> **Dataset section**:

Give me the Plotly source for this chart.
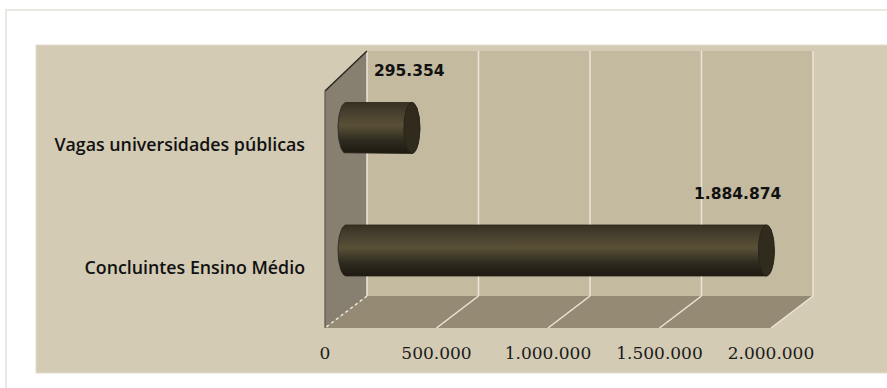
import numpy as np
import plotly.graph_objects as go

# ---------------- data ----------------
categories = ["Concluintes Ensino Médio", "Vagas universidades públicas"]
values = [1884874, 295354]
value_labels = ["1.884.874", "295.354"]
tick_vals = [0, 500000, 1000000, 1500000, 2000000]
tick_text = ["0", "500.000", "1.000.000", "1.500.000", "2.000.000"]

# ---------------- layout geometry ----------------
W, H = 887, 388
ML, MR, MT, MB = 320, 27, 48, 58
PW, PH = W - ML - MR, H - MT - MB
BOT = MT + PH
XK = 223 / 1e6      # px per x unit
X0PX = 26           # px from plot left to value 0 (mid depth)
YK = 122.5          # px per category step
Y0PX = 79.5         # px from plot bottom to category 0

x_range = [-X0PX / XK, (PW - X0PX) / XK]
y_range = [-Y0PX / YK, (PH - Y0PX) / YK]


def yd(py):
    return (BOT - py - Y0PX) / YK


def xp(px):
    return (px - ML) / PW


def yp(py):
    return (BOT - py) / PH


DEPTH = 21 / XK               # half-depth x shift in data units
Y_BACK_FLOOR, Y_FRONT_FLOOR = yd(296), yd(328)
Y_BACK_TOP, Y_FRONT_TOP = yd(51), yd(91)
XB0, XB1 = tick_vals[0] + DEPTH, tick_vals[-1] + DEPTH
XF0, XF1 = tick_vals[0] - DEPTH, tick_vals[-1] - DEPTH


def poly(pts):
    return "M " + " L ".join(f"{x},{y}" for x, y in pts) + " Z"


shapes = []
# outer frame (partially visible)
shapes.append(dict(type="rect", xref="paper", yref="paper", x0=xp(6), x1=xp(900), y0=yp(10), y1=yp(400),
                   line=dict(color="#ebe8e2", width=2), fillcolor="white", layer="below"))
# beige panel
shapes.append(dict(type="rect", xref="paper", yref="paper", x0=xp(36), x1=xp(900), y0=yp(45), y1=yp(373),
                   line=dict(color="#e2dccd", width=1), fillcolor="#d4cbb5", layer="below"))
# back wall
shapes.append(dict(type="rect", xref="x", yref="y", x0=XB0, x1=XB1, y0=Y_BACK_FLOOR, y1=Y_BACK_TOP,
                   line=dict(width=0), fillcolor="#c4baa0", layer="below"))
# floor
shapes.append(dict(type="path", xref="x", yref="y",
                   path=poly([(XB0, Y_BACK_FLOOR), (XB1, Y_BACK_FLOOR), (XF1, Y_FRONT_FLOOR), (XF0, Y_FRONT_FLOOR)]),
                   line=dict(width=0), fillcolor="#958b74", layer="below"))
# side wall
shapes.append(dict(type="path", xref="x", yref="y",
                   path=poly([(XF0, Y_FRONT_FLOOR), (XF0, Y_FRONT_TOP), (XB0, Y_BACK_TOP), (XB0, Y_BACK_FLOOR)]),
                   line=dict(width=0), fillcolor="#878071", layer="below"))
# gridlines on back wall and floor
for i, v in enumerate(tick_vals):
    shapes.append(dict(type="line", xref="x", yref="y", x0=v + DEPTH, x1=v + DEPTH,
                       y0=Y_BACK_FLOOR, y1=Y_BACK_TOP, line=dict(color="#ece6d8", width=1.5), layer="below"))
    shapes.append(dict(type="line", xref="x", yref="y", x0=v + DEPTH, x1=v - DEPTH,
                       y0=Y_BACK_FLOOR, y1=Y_FRONT_FLOOR,
                       line=dict(color="#ece6d8", width=1.5, dash="dot" if i == 0 else "solid"), layer="below"))
# side wall edges
shapes.append(dict(type="line", xref="x", yref="y", x0=XF0, x1=XB0, y0=Y_FRONT_TOP, y1=Y_BACK_TOP,
                   line=dict(color="#2a2820", width=1.5), layer="below"))
shapes.append(dict(type="line", xref="x", yref="y", x0=XF0, x1=XF0, y0=Y_FRONT_TOP, y1=Y_FRONT_FLOOR,
                   line=dict(color="#5d584c", width=1.2), layer="below"))

fig = go.Figure()

# ---------------- cylinders ----------------
RX = 8 / XK
HY = 25.5 / YK
t_right = np.linspace(np.pi / 2, -np.pi / 2, 40)
t_left = np.linspace(3 * np.pi / 2, np.pi / 2, 40)
t_full = np.linspace(0, 2 * np.pi, 80)
for idx, (cat, v) in enumerate(zip(categories, values)):
    c = idx
    xs = list(v + RX * np.cos(t_right)) + list(0 + RX * np.cos(t_left))
    ys = list(c + HY * np.sin(t_right)) + list(c + HY * np.sin(t_left))
    xs.append(xs[0]); ys.append(ys[0])
    fig.add_trace(go.Scatter(
        x=xs, y=ys, mode="lines", fill="toself", name=cat,
        line=dict(color="#28241a", width=0.8),
        fillgradient=dict(type="vertical",
                          colorscale=[[0, "#1e1a12"], [0.25, "#2e2a1f"], [0.55, "#595036"],
                                      [0.8, "#474030"], [1, "#363021"]]),
        hoverinfo="skip", showlegend=False))
    fig.add_trace(go.Scatter(
        x=list(v + RX * np.cos(t_full)), y=list(c + HY * np.sin(t_full)),
        mode="lines", fill="toself", fillcolor="#302b1d",
        line=dict(color="#25211a", width=0.8), hoverinfo="skip", showlegend=False))

# ---------------- value labels ----------------
label_shift = [(-28.5, 56.5), (-2, 57)]
annotations = []
for idx, (v, lab) in enumerate(zip(values, value_labels)):
    annotations.append(dict(x=v, y=idx, xref="x", yref="y", text=f"<b>{lab}</b>", showarrow=False,
                            xshift=label_shift[idx][0], yshift=label_shift[idx][1],
                            font=dict(family="DejaVu Sans", size=15.5, color="#111111")))

fig.update_layout(
    width=W, height=H, margin=dict(l=ML, r=MR, t=MT, b=MB, pad=0),
    paper_bgcolor="white", plot_bgcolor="rgba(0,0,0,0)",
    shapes=shapes, annotations=annotations, showlegend=False,
    xaxis=dict(range=x_range, tickmode="array", tickvals=tick_vals, ticktext=tick_text,
               showgrid=False, zeroline=False, showline=False, ticks="",
               ticklabelshift=-21, ticklabelstandoff=11,
               tickfont=dict(family="DejaVu Serif", size=17, color="#1a1a1a"), fixedrange=True),
    yaxis=dict(range=y_range, tickmode="array", tickvals=[0, 1], ticktext=categories,
               showgrid=False, zeroline=False, showline=False, ticks="",
               ticklabelshift=17, ticklabelstandoff=14,
               tickfont=dict(family="Open Sans", size=17.8, color="#111111", weight=600), fixedrange=True),
)

fig.write_html("out.html")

> **Written exercise**:
Give again, word for word, every line from the top of the data above to the line holding "import plotly.graph_objects as go", inclusive, with the pictures left out.

> **Result below**:
Give me the Plotly source for this chart.
import numpy as np
import plotly.graph_objects as go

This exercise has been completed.